## Work to be completed
Please retype the data in full and exactly; the pictures are not part of the copy.

═══ Information supplied

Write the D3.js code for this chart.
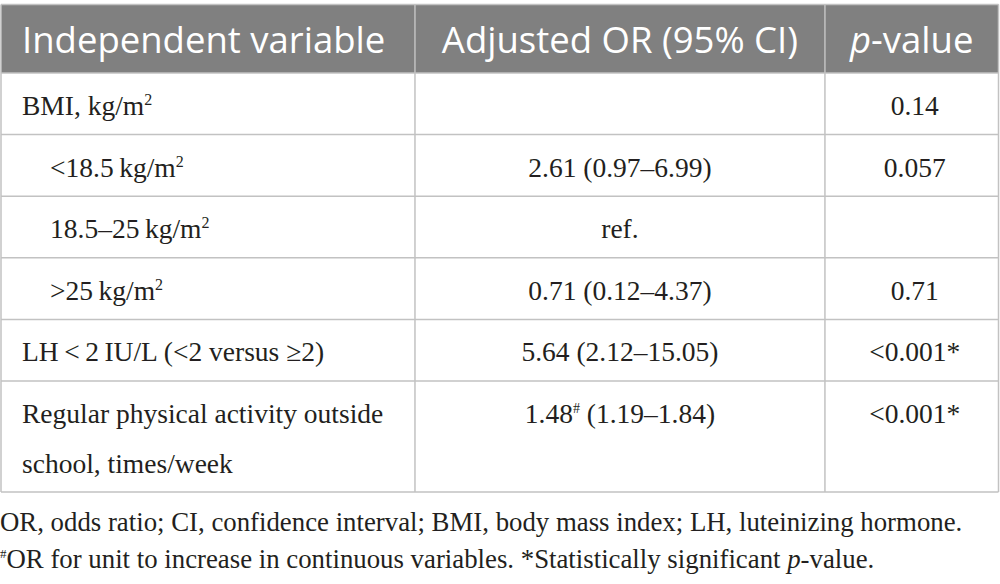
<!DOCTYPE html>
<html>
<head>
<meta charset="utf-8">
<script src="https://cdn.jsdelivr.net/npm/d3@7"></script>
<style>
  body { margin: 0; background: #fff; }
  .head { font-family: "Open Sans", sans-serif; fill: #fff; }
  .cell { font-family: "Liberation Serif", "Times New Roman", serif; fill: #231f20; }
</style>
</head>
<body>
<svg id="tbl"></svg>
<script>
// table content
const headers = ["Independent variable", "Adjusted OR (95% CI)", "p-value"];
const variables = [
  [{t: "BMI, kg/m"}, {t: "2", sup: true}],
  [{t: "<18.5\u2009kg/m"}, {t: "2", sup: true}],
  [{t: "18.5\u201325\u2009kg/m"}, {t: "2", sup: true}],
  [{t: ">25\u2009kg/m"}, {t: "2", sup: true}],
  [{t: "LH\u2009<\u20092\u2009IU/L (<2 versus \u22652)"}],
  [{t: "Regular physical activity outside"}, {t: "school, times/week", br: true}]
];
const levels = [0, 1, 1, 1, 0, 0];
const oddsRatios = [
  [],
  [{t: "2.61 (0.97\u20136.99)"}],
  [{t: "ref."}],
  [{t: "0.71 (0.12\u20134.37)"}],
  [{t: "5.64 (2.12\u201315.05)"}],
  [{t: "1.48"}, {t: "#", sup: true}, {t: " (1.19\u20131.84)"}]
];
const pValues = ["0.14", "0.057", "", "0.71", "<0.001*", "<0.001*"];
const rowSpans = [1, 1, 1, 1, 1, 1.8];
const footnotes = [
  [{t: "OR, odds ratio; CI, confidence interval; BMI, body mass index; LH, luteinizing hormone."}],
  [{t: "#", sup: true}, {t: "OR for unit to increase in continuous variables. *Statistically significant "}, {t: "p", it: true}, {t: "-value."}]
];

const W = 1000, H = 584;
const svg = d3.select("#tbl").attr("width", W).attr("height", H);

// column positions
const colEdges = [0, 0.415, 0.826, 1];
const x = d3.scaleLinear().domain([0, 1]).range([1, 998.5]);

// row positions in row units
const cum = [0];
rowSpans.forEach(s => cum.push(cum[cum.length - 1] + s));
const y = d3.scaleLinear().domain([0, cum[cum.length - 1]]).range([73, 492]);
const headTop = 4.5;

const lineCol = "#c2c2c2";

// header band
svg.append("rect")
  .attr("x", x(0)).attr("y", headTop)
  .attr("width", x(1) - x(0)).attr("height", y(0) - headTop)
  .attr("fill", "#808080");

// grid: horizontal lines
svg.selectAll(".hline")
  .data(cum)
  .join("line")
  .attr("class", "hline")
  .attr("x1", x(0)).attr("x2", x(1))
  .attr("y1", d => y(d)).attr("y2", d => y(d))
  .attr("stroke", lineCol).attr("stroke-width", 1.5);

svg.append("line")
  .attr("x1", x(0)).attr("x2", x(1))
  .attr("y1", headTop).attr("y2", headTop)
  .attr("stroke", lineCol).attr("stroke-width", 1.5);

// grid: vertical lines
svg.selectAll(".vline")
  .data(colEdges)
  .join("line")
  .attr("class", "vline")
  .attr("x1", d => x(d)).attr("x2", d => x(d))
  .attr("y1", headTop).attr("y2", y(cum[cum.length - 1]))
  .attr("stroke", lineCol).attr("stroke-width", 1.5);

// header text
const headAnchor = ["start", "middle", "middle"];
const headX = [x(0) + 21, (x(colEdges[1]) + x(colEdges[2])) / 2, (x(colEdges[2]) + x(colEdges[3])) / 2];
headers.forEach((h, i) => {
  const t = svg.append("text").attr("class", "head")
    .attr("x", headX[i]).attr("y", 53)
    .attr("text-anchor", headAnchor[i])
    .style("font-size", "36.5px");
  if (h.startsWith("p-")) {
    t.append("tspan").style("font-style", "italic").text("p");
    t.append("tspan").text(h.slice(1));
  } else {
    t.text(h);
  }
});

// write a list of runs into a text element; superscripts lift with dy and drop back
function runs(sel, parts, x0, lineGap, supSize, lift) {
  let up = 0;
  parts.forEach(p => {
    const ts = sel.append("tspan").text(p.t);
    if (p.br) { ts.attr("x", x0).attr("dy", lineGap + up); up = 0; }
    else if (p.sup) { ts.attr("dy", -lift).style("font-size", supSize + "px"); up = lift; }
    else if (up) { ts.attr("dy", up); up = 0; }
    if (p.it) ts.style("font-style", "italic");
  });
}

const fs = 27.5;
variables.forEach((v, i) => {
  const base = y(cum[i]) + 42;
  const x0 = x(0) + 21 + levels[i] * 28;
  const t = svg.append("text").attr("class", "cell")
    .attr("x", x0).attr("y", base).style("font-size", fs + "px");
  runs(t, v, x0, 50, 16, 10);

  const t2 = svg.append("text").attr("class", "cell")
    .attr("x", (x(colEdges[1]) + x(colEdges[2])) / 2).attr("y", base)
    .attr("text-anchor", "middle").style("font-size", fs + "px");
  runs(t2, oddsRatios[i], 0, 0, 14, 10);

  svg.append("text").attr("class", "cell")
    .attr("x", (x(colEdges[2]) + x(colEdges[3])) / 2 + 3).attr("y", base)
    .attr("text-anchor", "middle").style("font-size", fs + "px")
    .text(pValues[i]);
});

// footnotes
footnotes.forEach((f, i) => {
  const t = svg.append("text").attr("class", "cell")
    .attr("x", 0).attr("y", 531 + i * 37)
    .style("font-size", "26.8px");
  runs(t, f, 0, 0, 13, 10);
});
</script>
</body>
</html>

══════

## Output below
Write the D3.js code for this chart.
<!DOCTYPE html>
<html>
<head>
<meta charset="utf-8">
<script src="https://cdn.jsdelivr.net/npm/d3@7"></script>
<style>
  body { margin: 0; background: #fff; }
  .head { font-family: "Open Sans", sans-serif; fill: #fff; }
  .cell { font-family: "Liberation Serif", "Times New Roman", serif; fill: #231f20; }
</style>
</head>
<body>
<svg id="tbl"></svg>
<script>
// table content
const headers = ["Independent variable", "Adjusted OR (95% CI)", "p-value"];
const variables = [
  [{t: "BMI, kg/m"}, {t: "2", sup: true}],
  [{t: "<18.5\u2009kg/m"}, {t: "2", sup: true}],
  [{t: "18.5\u201325\u2009kg/m"}, {t: "2", sup: true}],
  [{t: ">25\u2009kg/m"}, {t: "2", sup: true}],
  [{t: "LH\u2009<\u20092\u2009IU/L (<2 versus \u22652)"}],
  [{t: "Regular physical activity outside"}, {t: "school, times/week", br: true}]
];
const levels = [0, 1, 1, 1, 0, 0];
const oddsRatios = [
  [],
  [{t: "2.61 (0.97\u20136.99)"}],
  [{t: "ref."}],
  [{t: "0.71 (0.12\u20134.37)"}],
  [{t: "5.64 (2.12\u201315.05)"}],
  [{t: "1.48"}, {t: "#", sup: true}, {t: " (1.19\u20131.84)"}]
];
const pValues = ["0.14", "0.057", "", "0.71", "<0.001*", "<0.001*"];
const rowSpans = [1, 1, 1, 1, 1, 1.8];
const footnotes = [
  [{t: "OR, odds ratio; CI, confidence interval; BMI, body mass index; LH, luteinizing hormone."}],
  [{t: "#", sup: true}, {t: "OR for unit to increase in continuous variables. *Statistically significant "}, {t: "p", it: true}, {t: "-value."}]
];

const W = 1000, H = 584;
const svg = d3.select("#tbl").attr("width", W).attr("height", H);

// column positions
const colEdges = [0, 0.415, 0.826, 1];
const x = d3.scaleLinear().domain([0, 1]).range([1, 998.5]);

// row positions in row units
const cum = [0];
rowSpans.forEach(s => cum.push(cum[cum.length - 1] + s));
const y = d3.scaleLinear().domain([0, cum[cum.length - 1]]).range([73, 492]);
const headTop = 4.5;

const lineCol = "#c2c2c2";

// header band
svg.append("rect")
  .attr("x", x(0)).attr("y", headTop)
  .attr("width", x(1) - x(0)).attr("height", y(0) - headTop)
  .attr("fill", "#808080");

// grid: horizontal lines
svg.selectAll(".hline")
  .data(cum)
  .join("line")
  .attr("class", "hline")
  .attr("x1", x(0)).attr("x2", x(1))
  .attr("y1", d => y(d)).attr("y2", d => y(d))
  .attr("stroke", lineCol).attr("stroke-width", 1.5);

svg.append("line")
  .attr("x1", x(0)).attr("x2", x(1))
  .attr("y1", headTop).attr("y2", headTop)
  .attr("stroke", lineCol).attr("stroke-width", 1.5);

// grid: vertical lines
svg.selectAll(".vline")
  .data(colEdges)
  .join("line")
  .attr("class", "vline")
  .attr("x1", d => x(d)).attr("x2", d => x(d))
  .attr("y1", headTop).attr("y2", y(cum[cum.length - 1]))
  .attr("stroke", lineCol).attr("stroke-width", 1.5);

// header text
const headAnchor = ["start", "middle", "middle"];
const headX = [x(0) + 21, (x(colEdges[1]) + x(colEdges[2])) / 2, (x(colEdges[2]) + x(colEdges[3])) / 2];
headers.forEach((h, i) => {
  const t = svg.append("text").attr("class", "head")
    .attr("x", headX[i]).attr("y", 53)
    .attr("text-anchor", headAnchor[i])
    .style("font-size", "36.5px");
  if (h.startsWith("p-")) {
    t.append("tspan").style("font-style", "italic").text("p");
    t.append("tspan").text(h.slice(1));
  } else {
    t.text(h);
  }
});

// write a list of runs into a text element; superscripts lift with dy and drop back
function runs(sel, parts, x0, lineGap, supSize, lift) {
  let up = 0;
  parts.forEach(p => {
    const ts = sel.append("tspan").text(p.t);
    if (p.br) { ts.attr("x", x0).attr("dy", lineGap + up); up = 0; }
    else if (p.sup) { ts.attr("dy", -lift).style("font-size", supSize + "px"); up = lift; }
    else if (up) { ts.attr("dy", up); up = 0; }
    if (p.it) ts.style("font-style", "italic");
  });
}

const fs = 27.5;
variables.forEach((v, i) => {
  const base = y(cum[i]) + 42;
  const x0 = x(0) + 21 + levels[i] * 28;
  const t = svg.append("text").attr("class", "cell")
    .attr("x", x0).attr("y", base).style("font-size", fs + "px");
  runs(t, v, x0, 50, 16, 10);

  const t2 = svg.append("text").attr("class", "cell")
    .attr("x", (x(colEdges[1]) + x(colEdges[2])) / 2).attr("y", base)
    .attr("text-anchor", "middle").style("font-size", fs + "px");
  runs(t2, oddsRatios[i], 0, 0, 14, 10);

  svg.append("text").attr("class", "cell")
    .attr("x", (x(colEdges[2]) + x(colEdges[3])) / 2 + 3).attr("y", base)
    .attr("text-anchor", "middle").style("font-size", fs + "px")
    .text(pValues[i]);
});

// footnotes
footnotes.forEach((f, i) => {
  const t = svg.append("text").attr("class", "cell")
    .attr("x", 0).attr("y", 531 + i * 37)
    .style("font-size", "26.8px");
  runs(t, f, 0, 0, 13, 10);
});
</script>
</body>
</html>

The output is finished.